The Aero A.14 suffered from excessive engine vibration, and served for a relatively short time with the Czechoslovak Air Force, with aircraft being transferred to the military transport group for evaluation, starting flying airmail trials in March 1923 between Prague and Bratislava in March 1923. The A.15 had a much longer career in front line service, serving until about 1930, when the deteriorating physical condition of the aircraft led them to be withdrawn from use and sold to civil users such as flying clubs.
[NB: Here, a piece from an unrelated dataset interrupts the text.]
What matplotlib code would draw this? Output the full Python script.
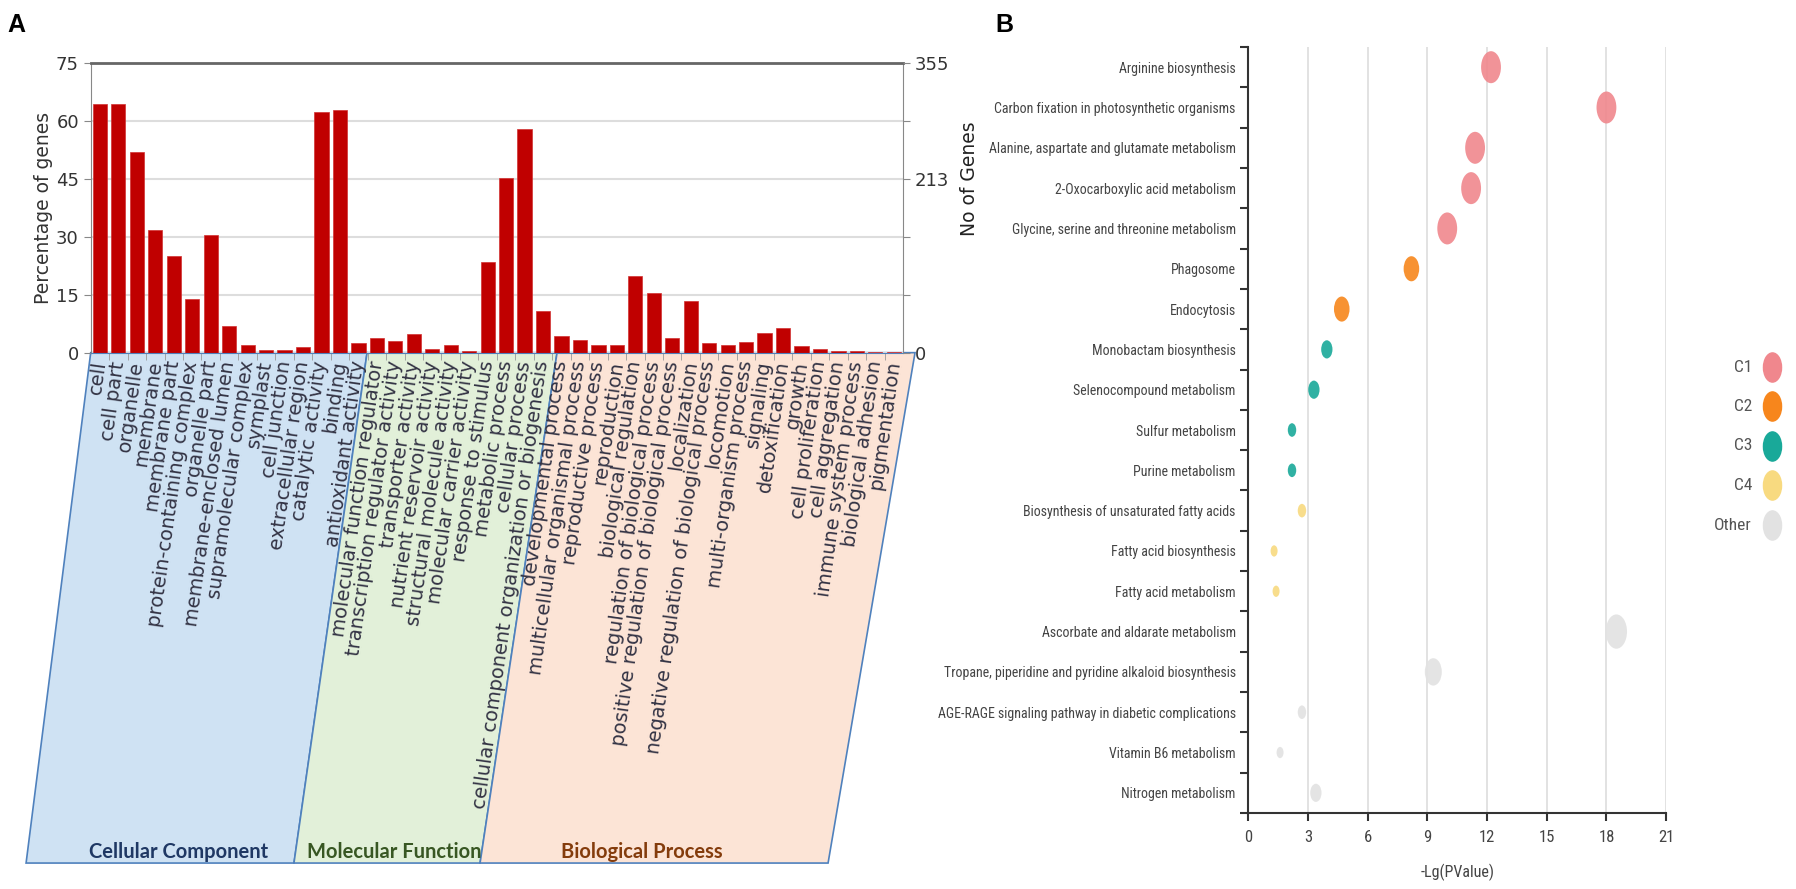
import matplotlib
matplotlib.use("Agg")
import matplotlib.pyplot as plt
import numpy as np
from matplotlib import font_manager
from matplotlib.path import Path
from matplotlib.transforms import Affine2D, blended_transform_factory
from matplotlib.patches import Polygon
from matplotlib.lines import Line2D

# ---- panel A : GO annotation (percentage of genes) ----
cc_terms = ["cell", "cell part", "organelle", "membrane", "membrane part",
            "protein-containing complex", "organelle part",
            "membrane-enclosed lumen", "supramolecular complex", "symplast",
            "cell junction", "extracellular region"]
cc_pct = [64.2, 64.2, 52.0, 31.6, 24.9, 14.0, 30.4, 6.9, 2.0, 0.7, 0.7, 1.5]

mf_terms = ["catalytic activity", "binding", "antioxidant activity",
            "molecular function regulator", "transcription regulator activity",
            "transporter activity", "nutrient reservoir activity",
            "structural molecule activity", "molecular carrier activity"]
mf_pct = [62.2, 62.8, 2.4, 3.9, 3.1, 4.8, 0.9, 2.0, 0.4]

bp_terms = ["response to stimulus", "metabolic process", "cellular process",
            "cellular component organization or biogenesis",
            "developmental process", "multicellular organismal process",
            "reproductive process", "reproduction", "biological regulation",
            "regulation of biological process",
            "positive regulation of biological process", "localization",
            "negative regulation of biological process", "locomotion",
            "multi-organism process", "signaling", "detoxification", "growth",
            "cell proliferation", "cell aggregation", "immune system process",
            "biological adhesion", "pigmentation"]
bp_pct = [23.5, 45.1, 57.9, 10.9, 4.2, 3.4, 1.9, 1.9, 19.8, 15.4, 3.8, 13.4,
          2.6, 1.9, 2.7, 5.0, 6.5, 1.7, 0.9, 0.45, 0.45, 0.25, 0.25]

pct_ticks = [0, 15, 30, 45, 60, 75]
total_genes = 355
gene_labels_shown = [0, 213, 355]
group_titles = ["Cellular Component", "Molecular Function", "Biological Process"]

# ---- panel B : KEGG enrichment ----
pathways = ["Arginine biosynthesis",
            "Carbon fixation in photosynthetic organisms",
            "Alanine, aspartate and glutamate metabolism",
            "2-Oxocarboxylic acid metabolism",
            "Glycine, serine and threonine metabolism",
            "Phagosome", "Endocytosis", "Monobactam biosynthesis",
            "Selenocompound metabolism", "Sulfur metabolism",
            "Purine metabolism", "Biosynthesis of unsaturated fatty acids",
            "Fatty acid biosynthesis", "Fatty acid metabolism",
            "Ascorbate and aldarate metabolism",
            "Tropane, piperidine and pyridine alkaloid biosynthesis",
            "AGE-RAGE signaling pathway in diabetic complications",
            "Vitamin B6 metabolism", "Nitrogen metabolism"]
neg_log_p = [12.2, 18.0, 11.4, 11.2, 10.0, 8.2, 4.7, 3.95, 3.3, 2.2,
             2.2, 2.7, 1.3, 1.4, 18.5, 9.3, 2.7, 1.6, 3.4]
cluster = ["C1", "C1", "C1", "C1", "C1", "C2", "C2", "C3", "C3", "C3",
           "C3", "C4", "C4", "C4", "Other", "Other", "Other", "Other", "Other"]
gene_count = [10, 10, 10, 10, 10, 7, 7, 4, 4, 2, 2, 2, 1, 1, 11, 8, 2, 1, 4]
cluster_names = ["C1", "C2", "C3", "C4", "Other"]
cluster_colors = {"C1": "#F0878D", "C2": "#F7861C", "C3": "#19A999",
                  "C4": "#F8DA80", "Other": "#E2E2E2"}
xb_ticks = [0, 3, 6, 9, 12, 15, 18, 21]


def pick_font(names):
    for n in names:
        try:
            font_manager.findfont(font_manager.FontProperties(family=n),
                                  fallback_to_default=False)
            return n
        except ValueError:
            pass
    return "DejaVu Sans"


narrow = pick_font(["Liberation Sans Narrow", "Roboto Condensed", "Liberation Sans"])
title_font = pick_font(["Lato", "Open Sans"])

fig = plt.figure(figsize=(17.96, 8.89), dpi=100)

# ================= A =================
terms = cc_terms + mf_terms + bp_terms
pct = np.array(cc_pct + mf_pct + bp_pct)
x = np.arange(len(terms))

ax = fig.add_axes([0.0505, 0.6033, 0.4523, 0.3262])
ax.set_axisbelow(True)
ax.bar(x, pct, width=0.77, color="#C00000", edgecolor="#D23030", linewidth=0.5, zorder=2)
ax.set_xlim(-0.5, len(terms) - 0.5)
ax.set_ylim(0, 75)
ax.set_yticks(pct_ticks)
ax.tick_params(axis="y", labelsize=13, labelcolor="#333333", color="#888888", length=5)
ax.set_ylabel("Percentage of genes", fontsize=13.5, color="#333333", labelpad=2)
ax.grid(axis="y", color="#DDDDDD", linewidth=1.5)

ax.set_xticks(x)
ax.set_xticklabels(terms, rotation=82, ha="right", va="center",
                   rotation_mode="anchor", fontsize=14, color="#333344")
ax.tick_params(axis="x", length=0, pad=6)
ax.set_xticks(x[:-1] + 0.5, minor=True)
ax.tick_params(axis="x", which="minor", length=5, color="#999999")

for side in ["left", "right"]:
    ax.spines[side].set_color("#888888")
ax.spines["top"].set_color("#666666")
ax.spines["top"].set_linewidth(2)
ax.spines["bottom"].set_color("#4F81BD")

ax2 = ax.twinx()
ax2.set_ylim(0, total_genes)
gene_ticks = [total_genes * t / 75 for t in pct_ticks]
ax2.set_yticks(gene_ticks)
ax2.set_yticklabels([str(int(round(g))) if int(round(g)) in gene_labels_shown else ""
                     for g in gene_ticks])
ax2.tick_params(axis="y", labelsize=13, labelcolor="#333333", color="#888888", length=5)
ax2.set_ylabel("No of Genes", fontsize=13.5, color="#222222")
ax2.yaxis.set_label_coords(1.07, 0.60)
for s in ax2.spines.values():
    s.set_visible(False)

# shaded parallelograms behind the category labels
trans = blended_transform_factory(ax.transData, ax.transAxes)
bottom = -1.76
shapes = [
    ([-0.5, 14.47, 10.51, -4.0], "#CFE2F3", "#1F3864"),
    ([14.47, 24.76, 20.59, 10.51], "#E2F0D9", "#385723"),
    ([24.76, 44.15, 39.44, 20.59], "#FCE4D6", "#843C0C"),
]
for (tl, tr, br, bl), face, tcol in shapes:
    poly = Polygon([(tl, 0), (tr, 0), (br, bottom), (bl, bottom)], closed=True,
                   transform=trans, facecolor=face, edgecolor="#4F81BD",
                   linewidth=1.2, clip_on=False, zorder=0.2)
    ax.add_patch(poly)

title_left = [-0.6, 11.2, 25.0]
for tx, name, (_, face, tcol) in zip(title_left, group_titles, shapes):
    ax.text(tx, bottom + 0.005, name, transform=trans, ha="left", va="bottom",
            fontsize=14.5, fontweight="bold", color=tcol, family=title_font,
            zorder=0.3)

fig.text(0.004, 0.985, "A", fontsize=18, fontweight="bold", va="top",
         family="Liberation Sans")

# ================= B =================
axb = fig.add_axes([0.695, 0.0855, 0.2327, 0.8616])
yb = np.arange(len(pathways))

ellipse = Path.unit_circle().transformed(Affine2D().scale(0.62, 1.0))


def diam_px(n):
    return 9 + 2.3 * n


sizes = [(diam_px(n) * 0.72) ** 2 for n in gene_count]
colors = [cluster_colors[c] for c in cluster]
axb.scatter(neg_log_p, yb, s=sizes, c=colors, marker=ellipse, alpha=0.9,
            linewidths=0, zorder=3)

axb.set_xlim(0, 21)
axb.set_ylim(len(pathways) - 0.5, -0.5)
axb.set_xticks(xb_ticks)
axb.set_xticklabels([str(t) for t in xb_ticks], family=narrow, fontsize=12,
                    color="#444444")
axb.set_yticks(yb)
axb.set_yticklabels(pathways, family=narrow, fontsize=10, color="#444444")
axb.set_yticks(np.arange(len(pathways) + 1) - 0.5, minor=True)
axb.tick_params(axis="y", which="major", length=0, pad=9)
axb.tick_params(axis="y", which="minor", length=6, width=1.5, color="#333333")
axb.tick_params(axis="x", length=6, width=1.5, color="#333333", pad=6)
axb.grid(axis="x", color="#DDDDDD", linewidth=1.2)
axb.set_xlabel("-Lg(PValue)", family=narrow, fontsize=11.5, color="#444444",
               labelpad=14)
for side in ["top", "right"]:
    axb.spines[side].set_visible(False)
for side in ["left", "bottom"]:
    axb.spines[side].set_color("#333333")
    axb.spines[side].set_linewidth(1.5)

# legend on the right
for i, name in enumerate(cluster_names):
    ly = 1 - (367 + 39.5 * i) / 889
    fig.text(1752 / 1796, ly, name, ha="right", va="center", family=narrow,
             fontsize=12.5, color="#555555")
    fig.add_artist(Line2D([1772 / 1796], [ly], marker=ellipse, markersize=21,
                          color=cluster_colors[name], linestyle="none",
                          transform=fig.transFigure))

fig.text(995 / 1796, 0.985, "B", fontsize=18, fontweight="bold", va="top",
         family="Liberation Sans")

fig.savefig("out.png", dpi=100)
The airmail trials carried out by the Czechoslovak Air Force in March–April 1923, which mainly used A.14s carrying civilian markings and registrations, were intended as proving flights to support the establishment of a state-owned civil airline. These plans were realised with the establishment of Československé státní aerolinie (ČSA) on 28 October 1923. Amongst the airline's initial equipment were 17 Aero A.14s loaned by the Czechoslovak military. These were used to fly the airline's first services, between Prague and Bratislava, on 29 October 1923. In 1924 and 1925, A-14s were responsible for almost all of ČSA's services, flying over 90% of flights. Six A-14s were modified to carry two passengers, who sat facing each other, and these six aircraft were preferred for regular operations, with the single passenger aircraft being held in reserve. From 1926, de Havilland DH.50s (licence-built by Aero) took over ČSA's main routes, with the A.14 relegated to reserve aircraft, with ČSA returning its last A.14 to the Czechoslovak Air Force in 1927.

A.14s and A.15s remained in private use well into the 1930s, with the last aircraft removed from the register in 1936.